<<<<

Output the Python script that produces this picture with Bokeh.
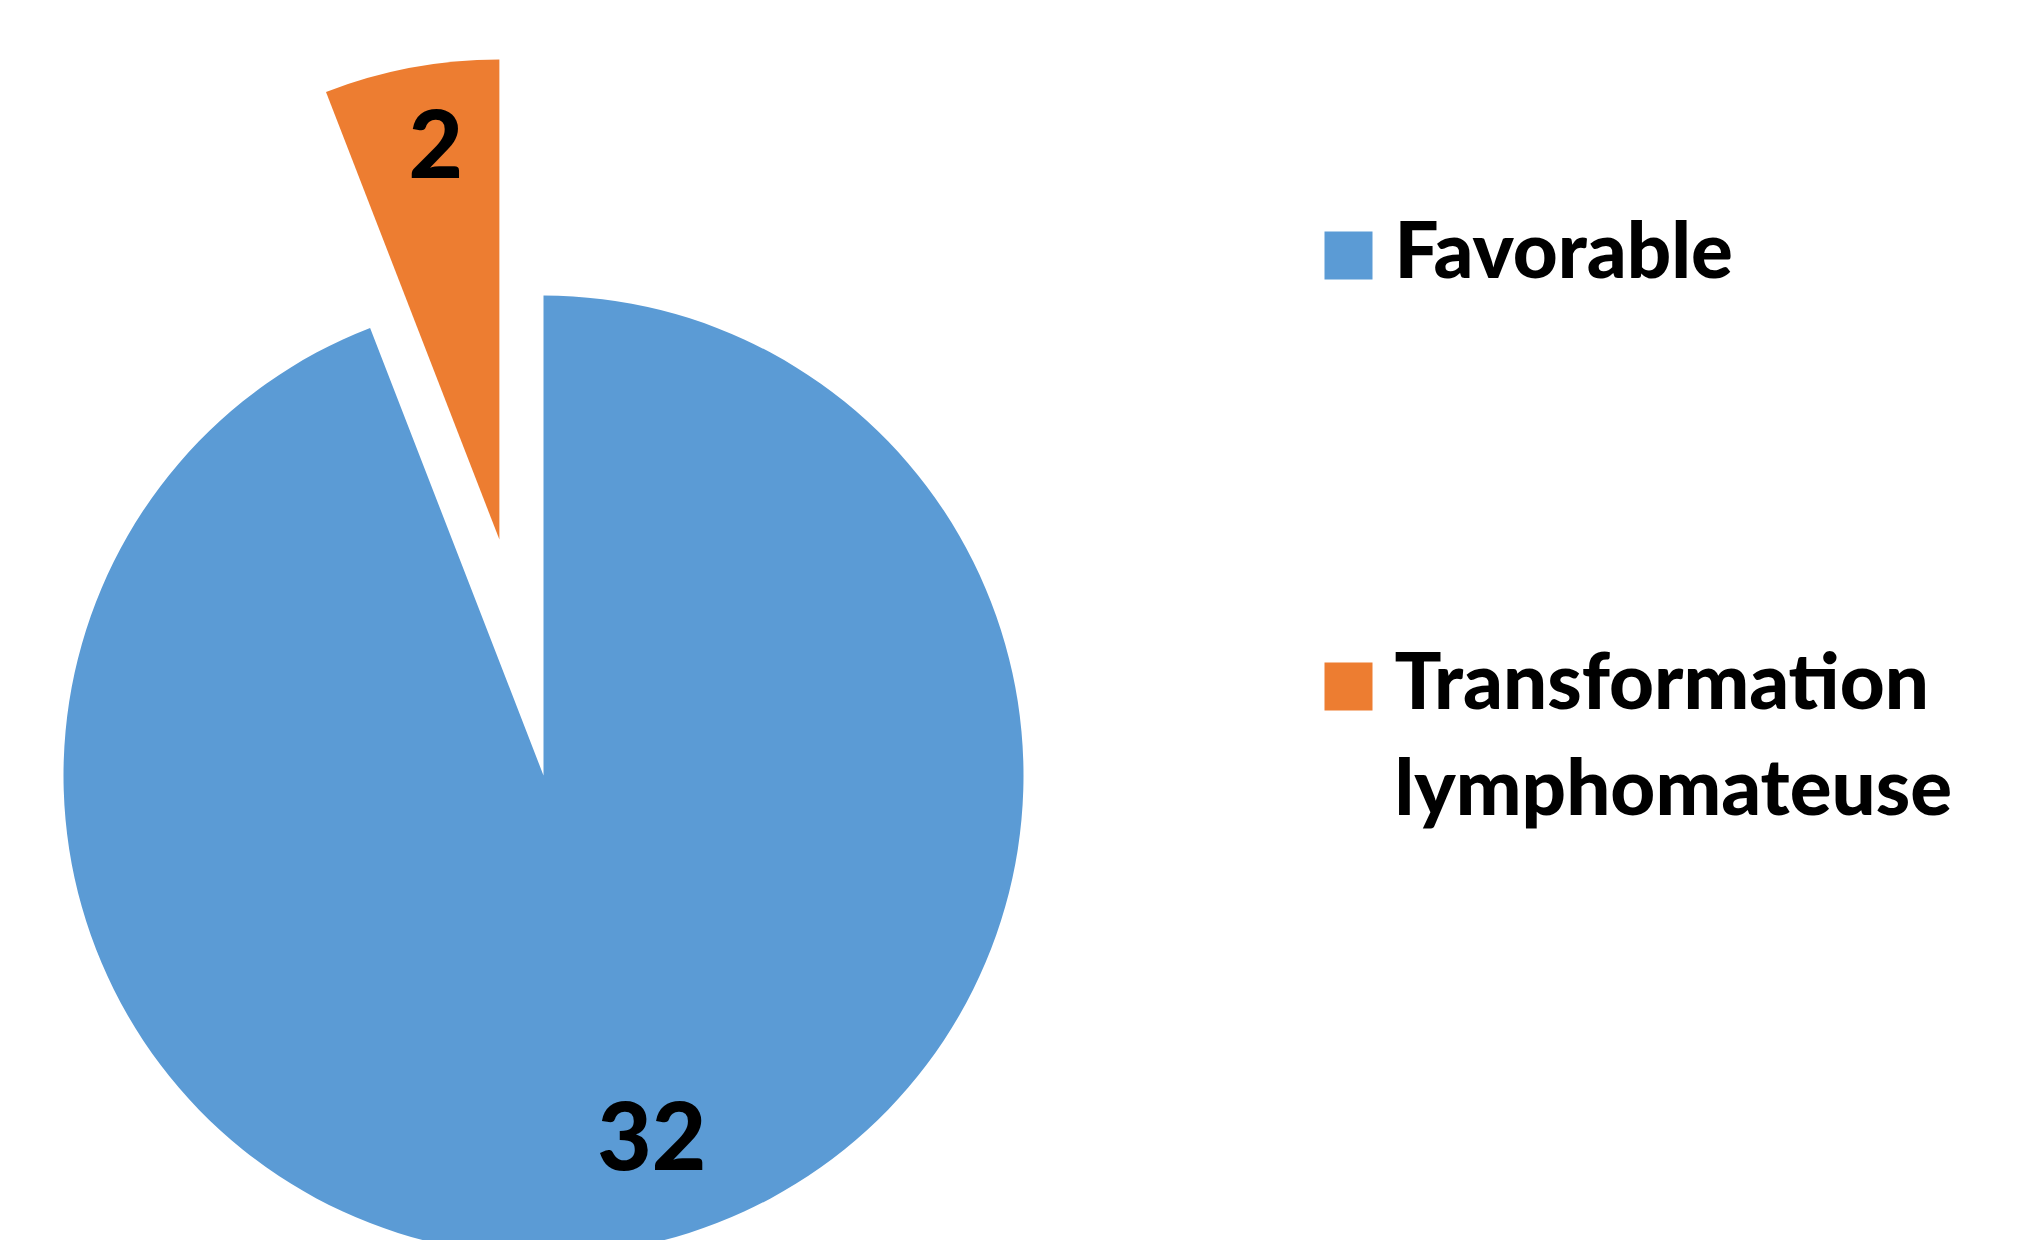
import math
from bokeh.plotting import figure
from bokeh.models import Range1d, ColumnDataSource
from bokeh.core.properties import value
from bokeh.embed import file_html
from bokeh.resources import INLINE

# ---- data ----
categories = ["Favorable", "Transformation lymphomateuse"]
values = [32, 2]
colors = ["#5B9BD5", "#ED7D31"]
legend_lines = [["Favorable"], ["Transformation", "lymphomateuse"]]

# ---- layout / style ----
W, H = 2006, 1240
PAGE_H = 1244
FONT = "Lato Black"
cx, cy, R = 543, PAGE_H - 775, 480
explode = [0.0, 0.5]
label_r = [0.79, 0.83]
label_shift = [6.0, -1.4]       # degrees
label_size = 94
BASE_FIX = 0.40                 # empirical baseline correction (em)
digit_half = 35
leg_sq_x, leg_sq_size = 1348, 48
leg_rows_y = [255, 686]         # screen y of square centres
leg_text_x = 1394
leg_base_off = 24
leg_line_h = 106
leg_size = 78

p = figure(width=W, height=H, x_range=Range1d(0, W),
           y_range=Range1d(PAGE_H - H, PAGE_H),
           output_backend="svg", toolbar_location=None, min_border=0)
p.axis.visible = False
p.grid.visible = False
p.outline_line_color = None
p.background_fill_color = "white"
p.border_fill_color = "white"

total = float(sum(values))
cur = 90.0
wx, wy, sa, ea, lx, ly, ltxt = [], [], [], [], [], [], []
for i, v in enumerate(values):
    sweep = 360.0 * v / total
    end = cur - sweep          # clockwise from 12 o'clock
    mid = math.radians((cur + end) / 2.0)
    ox = cx + explode[i] * R * math.cos(mid)
    oy = cy + explode[i] * R * math.sin(mid)
    wx.append(ox); wy.append(oy)
    sa.append(math.radians(end)); ea.append(math.radians(cur))
    la = mid + math.radians(label_shift[i])
    lx.append(ox + label_r[i] * R * math.cos(la))
    ly.append(oy + label_r[i] * R * math.sin(la) - digit_half + BASE_FIX * label_size)
    ltxt.append(str(v))
    cur = end

src = ColumnDataSource(dict(x=wx, y=wy, sa=sa, ea=ea, color=colors, cat=categories))
p.wedge(x="x", y="y", radius=R, start_angle="sa", end_angle="ea",
        direction="anticlock", fill_color="color", line_color=None, source=src)

p.text(x=lx, y=ly, text=ltxt, text_font=value(FONT), text_font_style="bold",
       text_font_size=f"{label_size}px", text_align="center",
       text_baseline="alphabetic", text_color="black")

# legend
sq_y = [PAGE_H - y for y in leg_rows_y]
p.rect(x=[leg_sq_x] * len(categories), y=sq_y, width=leg_sq_size,
       height=leg_sq_size, fill_color=colors, line_color=None)
tx, ty, tt = [], [], []
for i, lines in enumerate(legend_lines):
    for j, line in enumerate(lines):
        tx.append(leg_text_x)
        ty.append(PAGE_H - (leg_rows_y[i] + leg_base_off + j * leg_line_h) + BASE_FIX * leg_size)
        tt.append(line)
p.text(x=tx, y=ty, text=tt, text_font=value(FONT), text_font_style="bold",
       text_font_size=f"{leg_size}px", text_align="left",
       text_baseline="alphabetic", text_color="black")

open("out.html", "w").write(file_html(p, INLINE))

>>>>

▶ **Requirements**:
Give every line back word for word and leave the pictures out.

▶ **Response for this exercise**:
Output the Python script that produces this picture with Bokeh.
import math
from bokeh.plotting import figure
from bokeh.models import Range1d, ColumnDataSource
from bokeh.core.properties import value
from bokeh.embed import file_html
from bokeh.resources import INLINE

# ---- data ----
categories = ["Favorable", "Transformation lymphomateuse"]
values = [32, 2]
colors = ["#5B9BD5", "#ED7D31"]
legend_lines = [["Favorable"], ["Transformation", "lymphomateuse"]]

# ---- layout / style ----
W, H = 2006, 1240
PAGE_H = 1244
FONT = "Lato Black"
cx, cy, R = 543, PAGE_H - 775, 480
explode = [0.0, 0.5]
label_r = [0.79, 0.83]
label_shift = [6.0, -1.4]       # degrees
label_size = 94
BASE_FIX = 0.40                 # empirical baseline correction (em)
digit_half = 35
leg_sq_x, leg_sq_size = 1348, 48
leg_rows_y = [255, 686]         # screen y of square centres
leg_text_x = 1394
leg_base_off = 24
leg_line_h = 106
leg_size = 78

p = figure(width=W, height=H, x_range=Range1d(0, W),
           y_range=Range1d(PAGE_H - H, PAGE_H),
           output_backend="svg", toolbar_location=None, min_border=0)
p.axis.visible = False
p.grid.visible = False
p.outline_line_color = None
p.background_fill_color = "white"
p.border_fill_color = "white"

total = float(sum(values))
cur = 90.0
wx, wy, sa, ea, lx, ly, ltxt = [], [], [], [], [], [], []
for i, v in enumerate(values):
    sweep = 360.0 * v / total
    end = cur - sweep          # clockwise from 12 o'clock
    mid = math.radians((cur + end) / 2.0)
    ox = cx + explode[i] * R * math.cos(mid)
    oy = cy + explode[i] * R * math.sin(mid)
    wx.append(ox); wy.append(oy)
    sa.append(math.radians(end)); ea.append(math.radians(cur))
    la = mid + math.radians(label_shift[i])
    lx.append(ox + label_r[i] * R * math.cos(la))
    ly.append(oy + label_r[i] * R * math.sin(la) - digit_half + BASE_FIX * label_size)
    ltxt.append(str(v))
    cur = end

src = ColumnDataSource(dict(x=wx, y=wy, sa=sa, ea=ea, color=colors, cat=categories))
p.wedge(x="x", y="y", radius=R, start_angle="sa", end_angle="ea",
        direction="anticlock", fill_color="color", line_color=None, source=src)

p.text(x=lx, y=ly, text=ltxt, text_font=value(FONT), text_font_style="bold",
       text_font_size=f"{label_size}px", text_align="center",
       text_baseline="alphabetic", text_color="black")

# legend
sq_y = [PAGE_H - y for y in leg_rows_y]
p.rect(x=[leg_sq_x] * len(categories), y=sq_y, width=leg_sq_size,
       height=leg_sq_size, fill_color=colors, line_color=None)
tx, ty, tt = [], [], []
for i, lines in enumerate(legend_lines):
    for j, line in enumerate(lines):
        tx.append(leg_text_x)
        ty.append(PAGE_H - (leg_rows_y[i] + leg_base_off + j * leg_line_h) + BASE_FIX * leg_size)
        tt.append(line)
p.text(x=tx, y=ty, text=tt, text_font=value(FONT), text_font_style="bold",
       text_font_size=f"{leg_size}px", text_align="left",
       text_baseline="alphabetic", text_color="black")

open("out.html", "w").write(file_html(p, INLINE))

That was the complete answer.